> **Information given**:
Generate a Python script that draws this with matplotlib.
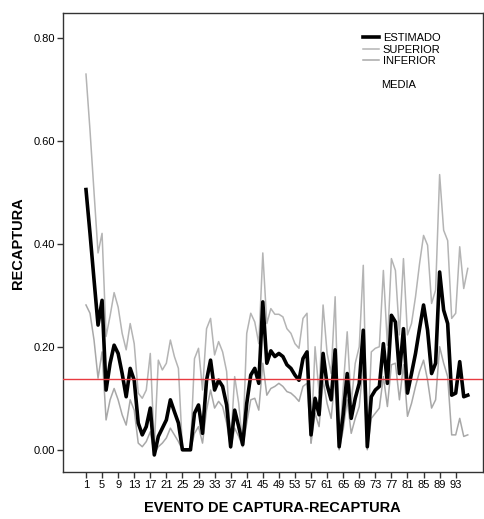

...

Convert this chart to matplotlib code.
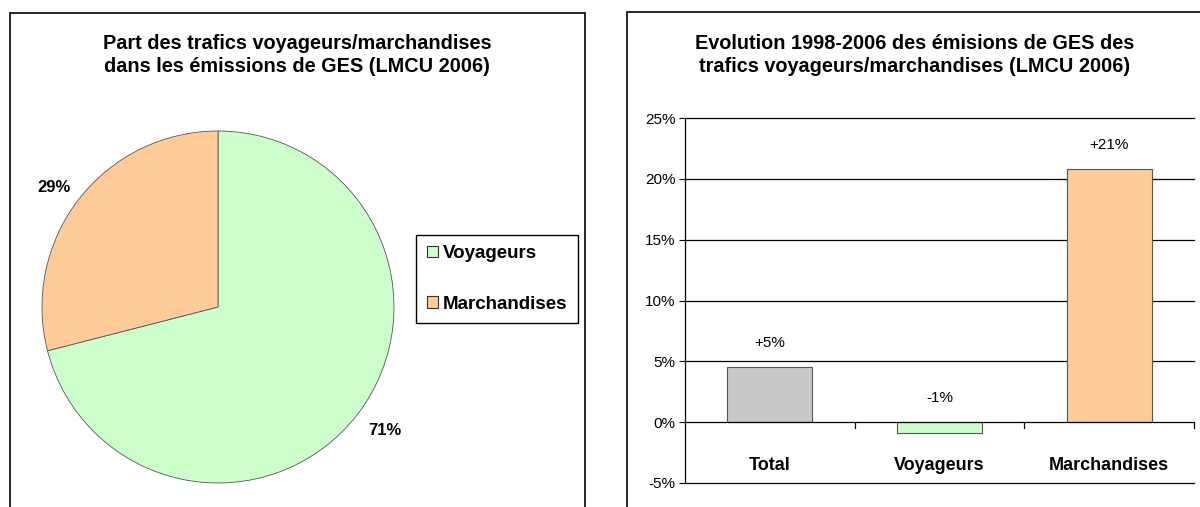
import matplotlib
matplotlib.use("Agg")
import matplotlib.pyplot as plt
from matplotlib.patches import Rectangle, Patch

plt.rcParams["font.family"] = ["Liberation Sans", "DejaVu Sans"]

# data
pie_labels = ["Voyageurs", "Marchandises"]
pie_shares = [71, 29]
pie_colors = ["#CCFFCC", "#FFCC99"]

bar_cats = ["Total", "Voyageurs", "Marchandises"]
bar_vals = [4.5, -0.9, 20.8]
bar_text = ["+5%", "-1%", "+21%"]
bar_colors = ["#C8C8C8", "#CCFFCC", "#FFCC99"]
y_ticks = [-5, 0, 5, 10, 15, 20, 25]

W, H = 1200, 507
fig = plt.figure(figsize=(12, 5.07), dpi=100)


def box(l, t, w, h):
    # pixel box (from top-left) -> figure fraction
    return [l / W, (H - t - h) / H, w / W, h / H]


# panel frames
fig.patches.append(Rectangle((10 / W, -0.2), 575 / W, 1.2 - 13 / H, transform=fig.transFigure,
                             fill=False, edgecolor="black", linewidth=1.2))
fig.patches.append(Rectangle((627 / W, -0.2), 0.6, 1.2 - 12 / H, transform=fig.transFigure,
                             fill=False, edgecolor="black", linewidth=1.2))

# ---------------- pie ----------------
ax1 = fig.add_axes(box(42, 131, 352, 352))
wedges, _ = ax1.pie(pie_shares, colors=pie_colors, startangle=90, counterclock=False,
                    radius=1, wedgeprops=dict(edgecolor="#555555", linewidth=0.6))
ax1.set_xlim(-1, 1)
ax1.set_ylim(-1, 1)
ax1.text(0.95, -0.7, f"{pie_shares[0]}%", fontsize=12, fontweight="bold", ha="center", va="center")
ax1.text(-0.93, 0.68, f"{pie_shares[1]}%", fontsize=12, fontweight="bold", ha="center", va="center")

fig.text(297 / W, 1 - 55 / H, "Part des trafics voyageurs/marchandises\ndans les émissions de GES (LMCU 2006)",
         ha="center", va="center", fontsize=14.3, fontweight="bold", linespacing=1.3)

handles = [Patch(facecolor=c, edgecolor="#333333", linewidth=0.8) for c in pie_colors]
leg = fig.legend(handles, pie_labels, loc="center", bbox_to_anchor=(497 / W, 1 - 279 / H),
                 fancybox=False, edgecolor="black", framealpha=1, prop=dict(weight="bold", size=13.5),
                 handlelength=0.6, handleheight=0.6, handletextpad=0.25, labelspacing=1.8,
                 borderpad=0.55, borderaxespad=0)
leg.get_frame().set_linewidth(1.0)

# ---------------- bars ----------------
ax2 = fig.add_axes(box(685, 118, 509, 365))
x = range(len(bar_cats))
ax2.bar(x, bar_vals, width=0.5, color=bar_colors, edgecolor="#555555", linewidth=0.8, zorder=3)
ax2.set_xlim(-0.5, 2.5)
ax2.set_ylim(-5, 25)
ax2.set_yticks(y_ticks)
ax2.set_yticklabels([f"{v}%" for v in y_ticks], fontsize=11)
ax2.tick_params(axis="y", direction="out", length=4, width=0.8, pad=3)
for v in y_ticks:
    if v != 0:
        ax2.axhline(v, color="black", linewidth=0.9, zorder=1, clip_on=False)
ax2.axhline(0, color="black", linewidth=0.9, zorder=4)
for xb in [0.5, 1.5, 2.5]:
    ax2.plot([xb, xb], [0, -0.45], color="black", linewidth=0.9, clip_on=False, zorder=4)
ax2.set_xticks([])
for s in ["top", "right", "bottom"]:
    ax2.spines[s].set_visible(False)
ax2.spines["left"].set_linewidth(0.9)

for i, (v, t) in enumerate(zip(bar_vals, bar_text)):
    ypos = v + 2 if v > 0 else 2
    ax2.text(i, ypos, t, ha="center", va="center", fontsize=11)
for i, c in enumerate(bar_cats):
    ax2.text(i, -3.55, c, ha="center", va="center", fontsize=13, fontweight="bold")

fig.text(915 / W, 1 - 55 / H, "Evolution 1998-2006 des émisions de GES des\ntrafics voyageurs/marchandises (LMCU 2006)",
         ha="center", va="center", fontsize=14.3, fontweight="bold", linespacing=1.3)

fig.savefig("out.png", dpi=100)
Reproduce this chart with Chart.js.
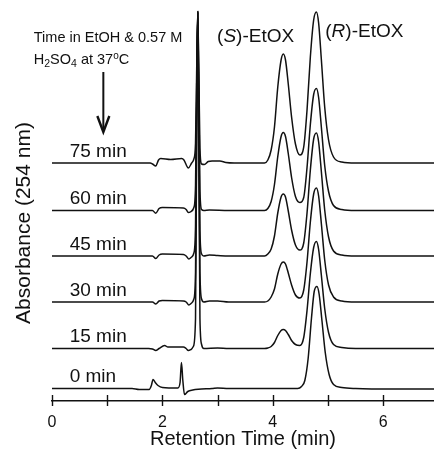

> **Work instructions**: Show the lines from the data above that contain the string "with".

> **The result**:
Generate a Python script that draws this with matplotlib.
Reproduce this chart with Chart.js.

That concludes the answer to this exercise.